2008-01-30

Starbucks: Tales From The Marketing Wars

Tales From The Marketing Wars : Whither Starbucks
By Jack Trout (http://www.forbes.com/2008/01/13/)

It looks like things are tightening up in Latte Land. The economy and competition are making Starbucks' glorious run a lot more difficult to sustain.

The first sign of trouble came from the stock market. Starbucks' (nasdaq: SBUX - news - people ) share price has been cut in half in the last year after more than a decade of nearly continuous growth.

The next sign was the firing of its CEO who is to be replaced by the man who built the business from just four stores, Howard Schultz. Now it has 15,000 locations in 43 countries. What Schultz is learning is that the bigger you are, the harder it is to manage. He promoted rapid growth and he now has to clean up the problems he fostered by probably building far too many stores.

On the competitive front, Dunkin Donuts and now McDonald's (nyse: MCD - news - people ) are threatening to take more and more business by offering a good cup of coffee at considerably less than those $3 to $4 a cup that you pay at Starbucks.

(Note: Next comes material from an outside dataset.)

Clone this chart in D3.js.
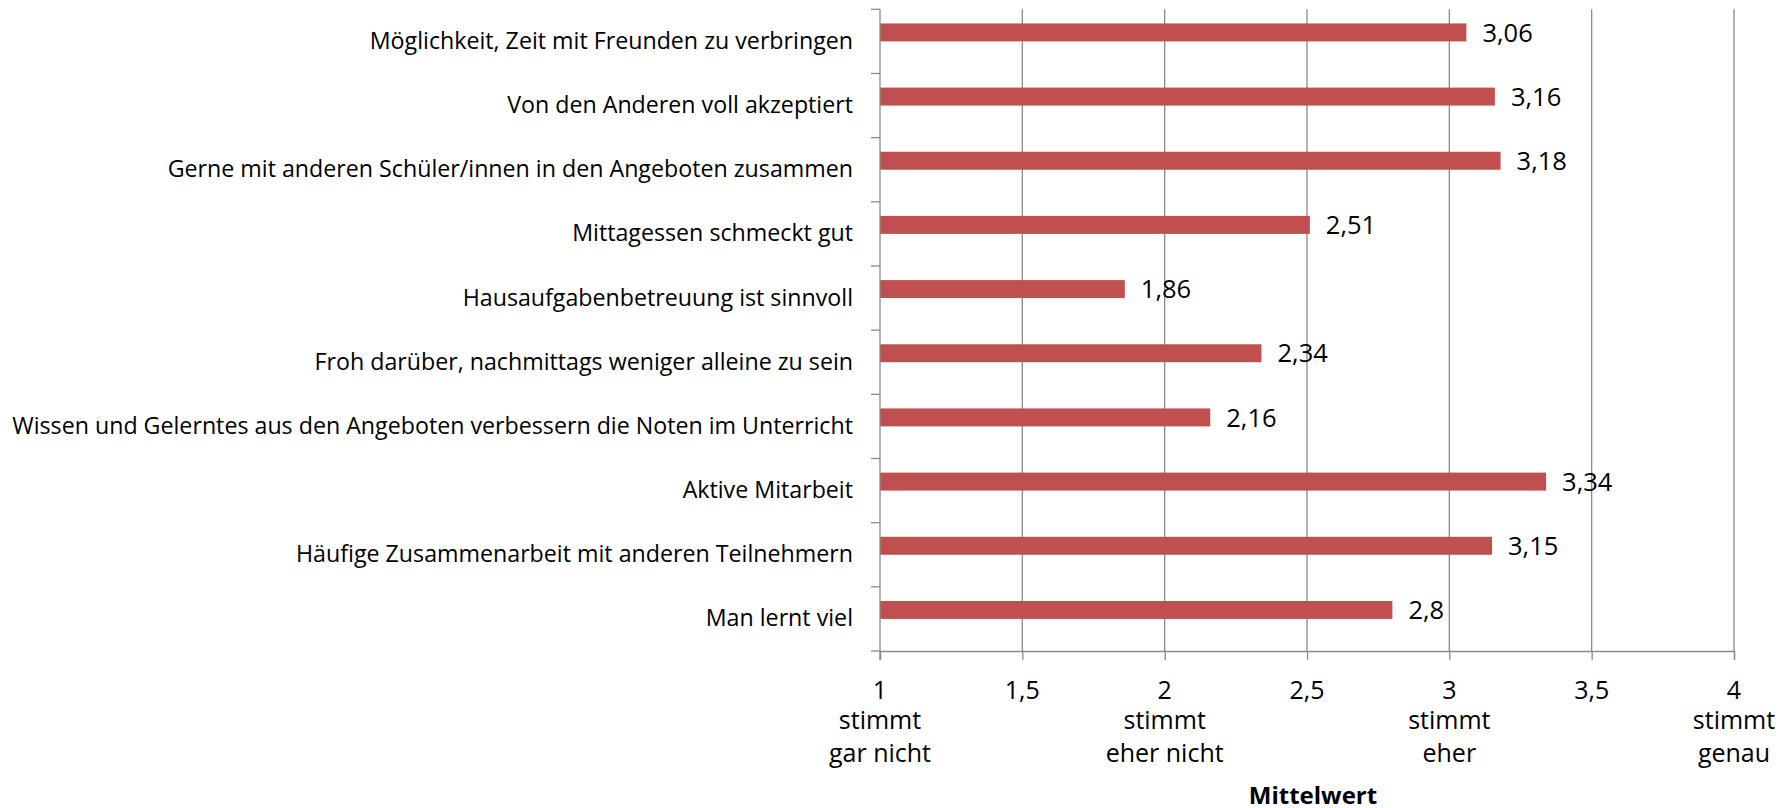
<!DOCTYPE html>
<html>
<head>
<meta charset="utf-8">
<script src="https://cdn.jsdelivr.net/npm/d3@7"></script>
<style>
  html, body { margin: 0; padding: 0; background: #fff; }
  svg { display: block; }
  text { font-family: "Open Sans", "Noto Sans", sans-serif; fill: #000; }
</style>
</head>
<body>
<svg id="chart" width="1792" height="808"></svg>
<script>
// Survey items (top to bottom) and their mean ratings on a 1–4 scale
const categories = [
  "Möglichkeit, Zeit mit Freunden zu verbringen",
  "Von den Anderen voll akzeptiert",
  "Gerne mit anderen Schüler/innen in den Angeboten zusammen",
  "Mittagessen schmeckt gut",
  "Hausaufgabenbetreuung ist sinnvoll",
  "Froh darüber, nachmittags weniger alleine zu sein",
  "Wissen und Gelerntes aus den Angeboten verbessern die Noten im Unterricht",
  "Aktive Mitarbeit",
  "Häufige Zusammenarbeit mit anderen Teilnehmern",
  "Man lernt viel"
];
const means = [3.06, 3.16, 3.18, 2.51, 1.86, 2.34, 2.16, 3.34, 3.15, 2.8];

// Scale ticks and their verbal anchors
const xTicks = [1, 1.5, 2, 2.5, 3, 3.5, 4];
const xTickText = ["1", "1,5", "2", "2,5", "3", "3,5", "4"];
const xTickDesc = [["stimmt", "gar nicht"], [], ["stimmt", "eher nicht"], [], ["stimmt", "eher"], [], ["stimmt", "genau"]];
const axisTitle = "Mittelwert";

const fmt = v => String(v).replace(".", ",");

const svg = d3.select("#chart");
const plot = { left: 880, right: 1734, top: 9.3, bottom: 651 };
const gridColor = "#8a8a8a";
const barColor = "#C0504D";

const x = d3.scaleLinear().domain([1, 4]).range([plot.left, plot.right]);
const y = d3.scaleBand().domain(categories).range([plot.top, plot.bottom]).paddingInner(0).paddingOuter(0);
const barH = y.bandwidth() * 0.28;

// Vertical gridlines
svg.append("g")
  .selectAll("line")
  .data(xTicks.slice(1))
  .join("line")
  .attr("x1", d => x(d)).attr("x2", d => x(d))
  .attr("y1", plot.top).attr("y2", plot.bottom)
  .attr("stroke", gridColor).attr("stroke-width", 1.3);

// Bars: first series slot of each category band
svg.append("g")
  .selectAll("rect")
  .data(categories)
  .join("rect")
  .attr("x", x(1))
  .attr("y", (c) => y(c) + y.bandwidth() / 2 - barH)
  .attr("width", (c, i) => x(means[i]) - x(1))
  .attr("height", barH)
  .attr("fill", barColor);

// Value labels
svg.append("g")
  .selectAll("text")
  .data(categories)
  .join("text")
  .attr("x", (c, i) => x(means[i]) + 16)
  .attr("y", c => y(c) + y.bandwidth() / 2 - barH / 2)
  .attr("dy", "0.36em")
  .style("font-size", "25.5px")
  .text((c, i) => fmt(means[i]));

// X axis
const xAxis = d3.axisBottom(x).tickValues(xTicks).tickSize(9).tickFormat("");
const gx = svg.append("g").attr("transform", `translate(0,${plot.bottom})`).call(xAxis);
gx.select(".domain").attr("stroke", gridColor).attr("stroke-width", 1.3);
gx.selectAll(".tick line").attr("stroke", gridColor).attr("stroke-width", 1.3);

const tickLabels = svg.append("g").selectAll("text")
  .data(xTicks)
  .join("text")
  .attr("text-anchor", "middle")
  .style("font-size", "25px");
const lineY = [699, 729, 762];
tickLabels.each(function (d, i) {
  const t = d3.select(this);
  const lines = [xTickText[i]].concat(xTickDesc[i]);
  lines.forEach((s, k) => {
    t.append("tspan").attr("x", x(d)).attr("y", lineY[k]).text(s);
  });
});

// Axis title
svg.append("text")
  .attr("x", (plot.left + plot.right) / 2 + 6)
  .attr("y", 804)
  .attr("text-anchor", "middle")
  .style("font-size", "24px")
  .style("font-weight", "bold")
  .text(axisTitle);

// Y axis: labels centered in bands, ticks at band boundaries
const yAxis = d3.axisLeft(y).tickSize(0).tickPadding(27);
const gy = svg.append("g").attr("transform", `translate(${plot.left},0)`).call(yAxis);
gy.select(".domain").remove();
gy.selectAll(".tick text").style("font-size", "23px").attr("fill", "#000");

// Fit category label size so the longest item spans its measured width
const nodes = gy.selectAll(".tick text").nodes();
const longest = d3.max(nodes, n => n.getComputedTextLength());
const fitted = 23 * 841 / longest;
gy.selectAll(".tick text").style("font-size", fitted.toFixed(2) + "px");

const bounds = categories.map(c => y(c)).concat([plot.bottom]);
svg.append("g").selectAll("line")
  .data(bounds)
  .join("line")
  .attr("x1", plot.left - 9).attr("x2", plot.left)
  .attr("y1", d => d).attr("y2", d => d)
  .attr("stroke", gridColor).attr("stroke-width", 1.3);
svg.append("line")
  .attr("x1", plot.left).attr("x2", plot.left)
  .attr("y1", plot.top).attr("y2", plot.bottom + 9)
  .attr("stroke", gridColor).attr("stroke-width", 1.3);
</script>
</body>
</html>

I find it interesting that Schultz is not too concerned about competition. He feels that the problem is with Starbucks itself and all he needs is to fix it. In many ways he is right but I'm not sure that he is focused on the right problem.

As I see it, when you are selling a very expensive product compared with the competition you are always faced with having to supply your customer with a rationale about why it is worth the extra money. When someone buys a $60,000 Mercedes to impress his or her friends and neighbors, you have to rationalize this purchase by telling your prospect that this car has amazing engineering that is worth the money. If you are selling a $10,000 Rolex you have to point out that each Rolex takes a year to build. People don't want to feel they are being ripped off even though they may be.

Starbucks never had real competition so it felt no pressure to tell people why its coffee costs so much. It figured if it opens more stores people will come. Well, recent sales suggest people are beginning to not come, probably because of the economy. In fact, Starbucks was so successful it didn't even feel the need to advertise and has only started to do this recently.

Unfortunately, its ads haven't said very much about its coffee. And if McDonald's does a reasonable job with its latte, the question of "Why pay so much?" could become a big issue. I’m not saying that a Starbucks customer would be happy in a Dunkin Donuts or, heaven forbid, a McDonald's. But, if it comes up with even an almost-as-good product, questions will be asked about the value of those expensive cups of coffee.

Ironically, Howard Schultz wrote a memo to the CEO in 2007 entitled "The Commoditization of the Starbucks Experience." While it was about "watering down of the Starbucks experience," I feel that he had the right word in "commoditization." If its customers don't begin to hear from Starbucks about why its coffee is worth the money, they'll begin to think that coffees and lattes are becoming commoditized. McDonald's has a fancy machine similar to Starbucks' machine. So why should they pay so much more for the coffee from a Starbucks machine? Aren't all the machines producing similar coffee? Is it just a matter of machines? Hey, for that matter, I can now buy an expensive coffee machine and do it myself.

You see the problem. Starbucks has been so busy building stores that it failed to build perception about why its coffee is better and worth the money. I suspect there is a story there but it has failed to tell it with drama. There's an old axiom in marketing, "What you advertise, what you sell and what you make your money on can be three different things." I'm going to Starbucks for the coffee, not CDs or movies or even food. That's why its coffee is what they should advertise.

What Schultz has to do is obvious. By not telling its coffee story, it has a potential commoditization problem. Now he has to fix it by telling that story.